We can think of pattern recognition as a much more complex version of categorization. Whereas categorization usually considers one set of inputs, pattern recognition can consider an almost limitless number.
It’s this type of AI capability that enables credit card companies to detect fraud, retail organizations to elastically price items, and self-driving cars to make instant driving decisions.
When imagining how to bring pattern recognition capabilities to your organization, think in terms of the systems or processes you have in place to make decisions.
With the right data, artificial intelligence is capable of making all kinds of predictions from heart attacks to stock market fluctuations to hurricanes. Very few companies are tapping into this future-facing capability and those that do tend to be primarily focused on tactical use cases like predictive maintenance.

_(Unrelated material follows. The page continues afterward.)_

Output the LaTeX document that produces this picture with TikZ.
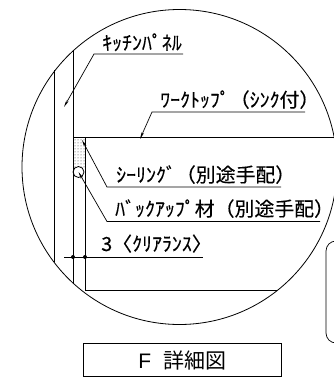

However, having visibility of future events means that business leaders have the tools they need to make adjustments to their supply chain, their strategy, and the execution of their objectives.
With the right data, you can answer almost any question about the future. The oracle is real.
Today AI-driven recommendation engines power your Netflix queue, your Amazon home screen, your Google search results, and your Spotify playlist. Every single time you read or click-through (or click away) these companies are gathering information about your interests and your preferences.
In fact, it is a similar engine that is driving much of the advertising across the internet. You know that feeling you sometimes get that Facebook is listening to you? The reason this may feel so is that their predictive engines are so powerful they’ve mapped a veritable galaxy of data points to identify things that they should try to sell to you.
Personalization offers companies the opportunity to have perfect product-market alignment. By being able to offer each of your customers something a little different, you ensure that the products and services you offer resonate in an unforgettable way.
In a broad sense, all of the inputs we discussed above can also become outputs for an AI model so let’s take them one at a time. For example:
Written or Spoken Communication
AI can generate all kinds of language as outputs, such as articles, summaries, labels, etc. We’re not just talking printed text here. As Amazon Alexa has shown, AI-generated communication can also be piped to voice-activated assistants.
In the case of articles, AI has taken all sorts of information to auto-generate articles. Publishers are using the capability to automatically write weather reports, sports stories, and updates on financial markets.
Text summarization is particularly powerful and can be a huge opportunity for your organization. AI can literally take a 2,000-page patient case file, extract the necessary information, and summarize it into a paragraph or two. A use case might be a law firm that converts boxes of handwritten evidence into an index of every item that’s there.
Already AI is generating a wealth of visual or auditory content. Artificial intelligence has been used to generate images of human faces, color black and white photos, write music, and create soundscapes, produce charts and graphs.
Translating Inputs and Outputs
As a final note, keep in mind that AI models become crazy powerful when you use them to translate one input type into a different output type. For example, an AI model could be trained to convert drone footage of a disaster area into a 12-page summary report for FEMA.
To be sure, building such a model would be complex, requiring both image processing layers to determine damage and text summarization layers to write that damage into easy-to-understand paragraphs — however, it is this exact type of complexity you should be thinking about when imaging the kinds of AI solutions to bring to your company.
Remember: artificial intelligence can transform information into almost anything.